Once again, this is a general principle and not a "rule". Diagonal lines may be implied or real lines - that is, as implied lines, they may not actually exist! The lines are implied by the placement of various elements within the composition or subject of the image. Landscape photographers look for paths and fences, or particular contours, but the general shape of the subject may be all that suggests a diagonal line. In the image on the left there are no paths or fences, just a feeling that the landscape falls away to the right broadly following a diagonal line.
Diagonal lines may introduce a feeling of action, movement or flow and hence give an image a more dynamic feel. The eye tends to follow such lines - whether real or implied. In a portrait, the direction of a subject's gaze provides a powerful implied line that can be positioned diagonally by careful framing or by directing the subject. The reason for this interest in diagonals remains a matter of opinion, but an explanation is probably hidden somewhere deep inside the human mind.

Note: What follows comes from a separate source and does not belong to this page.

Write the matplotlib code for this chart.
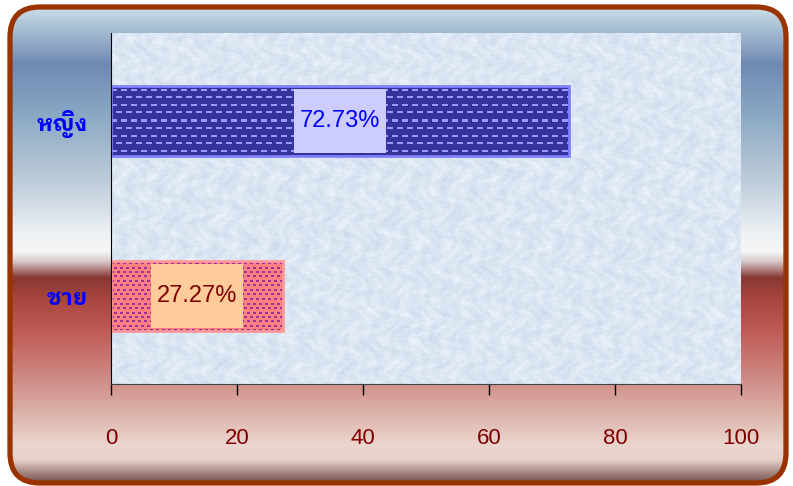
import numpy as np
import matplotlib
matplotlib.use("Agg")
import matplotlib.pyplot as plt
from matplotlib.patches import FancyBboxPatch, Rectangle
from matplotlib.colors import to_rgba, to_rgb

categories = ["ชาย", "หญิง"]
values = [27.27, 72.73]
value_labels = ["27.27%", "72.73%"]
xticks = [0, 20, 40, 60, 80, 100]

bar_colors = ["#ff8080", "#333399"]
dash_colors = ["#993399", "#9999ff"]
edge_colors = ["#ff9999", "#8080ff"]
box_colors = ["#ffcc99", "#ccccff"]
text_colors = ["#800000", "#0000ff"]

W, H = 793, 486
fig = plt.figure(figsize=(W / 100, H / 100), dpi=100)
fig.patch.set_facecolor("white")

# background panel: rounded frame filled with a vertical blue / red gradient
bg = fig.add_axes([0, 0, 1, 1], zorder=0)
bg.set_xlim(0, W)
bg.set_ylim(H, 0)
bg.axis("off")

stops_y = [7, 30, 65, 110, 180, 235, 252, 262, 278, 300, 325, 360, 400, 445, 460, 472, 484]
stops_c = ["#cfe0ea", "#a6bfd2", "#7089b3", "#86a5c2", "#bccbd9", "#eef2f5", "#f6f6f6",
           "#d8c8c8", "#883832", "#a8463f", "#bb5651", "#c97773", "#d7a39d", "#ead6ce",
           "#e6d2ca", "#a88a84", "#6a4a46"]
ys = np.arange(H) + 0.5
rgb = np.array([to_rgb(c) for c in stops_c])
grad = np.stack([np.interp(ys, stops_y, rgb[:, k]) for k in range(3)], axis=1)
grad = np.repeat(grad[:, None, :], 2, axis=1)

frame = FancyBboxPatch((10, 7), 776, 476, boxstyle="round,pad=0,rounding_size=30",
                       facecolor="none", edgecolor="#993300", linewidth=3.8, zorder=3)
bg.add_patch(frame)
im = bg.imshow(grad, extent=(0, W, H, 0), aspect="auto", interpolation="bilinear", zorder=1)
im.set_clip_path(frame)

# chart
ax = fig.add_axes([111 / W, (H - 384) / H, 630 / W, 351 / H], zorder=1)
ax.patch.set_visible(False)
ax.set_xlim(0, 100)
ax.set_ylim(-0.5, 1.5)

# pale blue mottled plot area
gx, gy = np.meshgrid(np.arange(630), np.arange(351))
marble = (np.sin(gx * 0.31 + 2.5 * np.sin(gy * 0.17)) * np.cos(gy * 0.23 + 2.0 * np.sin(gx * 0.11))
          + 0.7 * np.sin(gx * 0.53 + 3 * np.cos(gy * 0.41)) * np.sin(gy * 0.47 - 2 * np.sin(gx * 0.29))
          + 0.6 * np.sin(gx * 0.07 + gy * 0.19) * np.sin(gy * 0.05 - gx * 0.13))
marble = (marble - marble.min()) / (marble.max() - marble.min())
light = np.array(to_rgb("#edf4fc"))
dark = np.array(to_rgb("#cbd9ea"))
tex = light[None, None, :] * (1 - marble[..., None]) + dark[None, None, :] * marble[..., None]
ax.imshow(tex, extent=(0, 100, -0.5, 1.5), aspect="auto", interpolation="bilinear", zorder=0)


def dash_pattern(nx, ny, base, dash, row_step, dash_len, period, thick):
    img = np.empty((ny, nx, 4))
    img[:] = to_rgba(base)
    xs = np.arange(nx)
    for r, y0 in enumerate(np.arange(row_step / 2, ny, row_step)):
        on = ((xs + (period / 2) * (r % 2)) % period) < dash_len
        img[int(round(y0)):int(round(y0)) + thick, on] = to_rgba(dash)
    return img


bar_h = 0.4
px_per_unit = 630 / 100
bar_px = bar_h * 351 / 2
bars = ax.barh(range(len(categories)), values, height=bar_h, color=bar_colors, zorder=1)
patterns = [dict(row_step=4.4, dash_len=3, period=6, thick=2),
            dict(row_step=7.5, dash_len=6, period=10, thick=2)]
for i, (bar, v) in enumerate(zip(bars, values)):
    img = dash_pattern(int(v * px_per_unit), int(bar_px), bar_colors[i], dash_colors[i], **patterns[i])
    pim = ax.imshow(img, extent=(0, v, i - bar_h / 2, i + bar_h / 2), aspect="auto",
                    interpolation="nearest", zorder=2)
    pim.set_clip_path(bar)
ax.barh(range(len(categories)), values, height=bar_h, facecolor="none",
        edgecolor=edge_colors, linewidth=2, zorder=3)

# value labels on filled boxes at the middle of each bar
box_w = 92 / px_per_unit
box_h = 0.365
for i, v in enumerate(values):
    ax.add_patch(Rectangle((v / 2 - box_w / 2, i - box_h / 2), box_w, box_h,
                           facecolor=box_colors[i], edgecolor="none", zorder=4))
    ax.text(v / 2, i, value_labels[i], ha="center", va="center", fontsize=17,
            family=["Liberation Sans", "DejaVu Sans"], color=text_colors[i], zorder=5)

ax.set_xticks(xticks)
ax.set_xticklabels([str(t) for t in xticks], fontsize=16, color="#800000",
                   family=["Liberation Sans", "DejaVu Sans"])
ax.set_yticks(range(len(categories)))
ax.set_yticklabels(categories, fontsize=16, fontweight="bold", color="#0000ff",
                   family=["IBM Plex Sans Thai Looped", "Loma", "DejaVu Sans"])
ax.tick_params(axis="x", direction="out", length=8, width=1, color="black", pad=24)
ax.tick_params(axis="y", length=0, pad=17)
for s in ["top", "right"]:
    ax.spines[s].set_visible(False)
ax.spines["left"].set_color("black")
ax.spines["bottom"].set_color("#404040")
ax.spines["left"].set_zorder(6)
ax.spines["bottom"].set_zorder(6)

fig.savefig("out.png", dpi=100)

Vertical and horizontal lines, whether real or implied, generally work less well in an image. A human subject photographed full length and standing upright is unlikely to make a good image, but if the same person can be positioned diagonally in the frame the chances of achieving an interesting composition may be better. In close-up portraits it is often best to position the subject's limbs diagonally - or at least avoid a straight up and down composition.
Some photographers argue that people are trained to explore an image from left to right, so a diagonal line that leads the eye from the top or bottom left to the bottom or top right might be ideal. However there are countless other factors, and elements of composition, that may also have a significant or greater effect.
Converging diagonal lines, or those leading in different directions, may lead the eye to a point of intersection and can consequently be used as an effective element of composition. However too many real or implied directions may lead to confusion in the mind of the viewer.